6. Representative Empirical Results
| Application Domain | Notable Result | Source |
|---|---|---|
| Shared Autonomy | +25% success with | (Yoneda et al., 2023) |
| Robotic Manipulation | 83.8% RLBench single-view SOTA | (Niu et al., 11 Jun 2025) |
| Latency (Push-T, RoboMimic) | 3.5–4.5 ms per action, SFP/Buffer | (Jiang et al., 28 May 2025, Chen et al., 18 Feb 2025) |
| Action Segmentation (50Salads) | F1@10=90.1, +1.2pp over SOTA | (Liu et al., 2023) |
| Offline RL (D4RL) | 83.7 average (EDA, full-data) | (Chen et al., 2024) |
| Contractive DP (D4RL) | 65.7 avg return vs 61.2 baseline | (Abyaneh et al., 2 Jan 2026) |
Across these methods, continuous diffusion for actions provides a unified, highly expressive, and principled modeling framework that achieves or exceeds state-of-the-art accuracy in diverse continuous control, video understanding, and planning tasks.
7. Theoretical Insights and Control-Theoretic Extensions
Continuous diffusion for actions admits interpretation within mathematical control theory:
- Score as Control/Policy: The learned score function can be interpreted as a continuous control or action for the diffusion SDE, enabling the application of policy gradient, HJB PDEs, and RLHF-style optimization (Zhao et al., 2024, Zhao et al., 3 Feb 2025).

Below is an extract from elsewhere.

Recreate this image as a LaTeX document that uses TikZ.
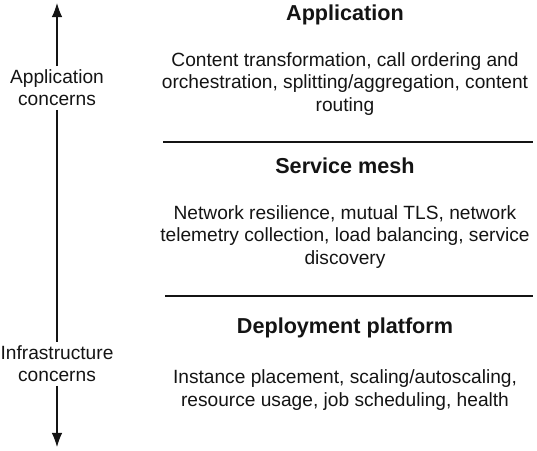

- Contractivity: Enforcing negativity of the symmetric part of the Jacobian of the score field guarantees exponential stability of the generative process, critical for robustness in control regimes (Abyaneh et al., 2 Jan 2026).
- Hybridization with Discrete Planning: Coupled discrete-continuous diffusion models enable combinatorial symbolic-concrete search that cannot be replicated by either approach alone (Høeg et al., 26 Sep 2025).
- Reinforcement Learning Integration: Continuous-time RL formulations allow the seamless integration of reward models, Q-alignment, and regularization in both policy optimization and value estimation, with sound theoretical convergence and monotonicity guarantees (Zhao et al., 2024, Zhao et al., 3 Feb 2025, Chen et al., 2024).
These perspectives not only illuminate the empirical strengths of diffusion-action models but also provide a rigorous analytical basis for future extensions—including sample-efficient fine-tuning, real-time adaptive control, and compositionally-aware planning over joint symbolic-continuous domains.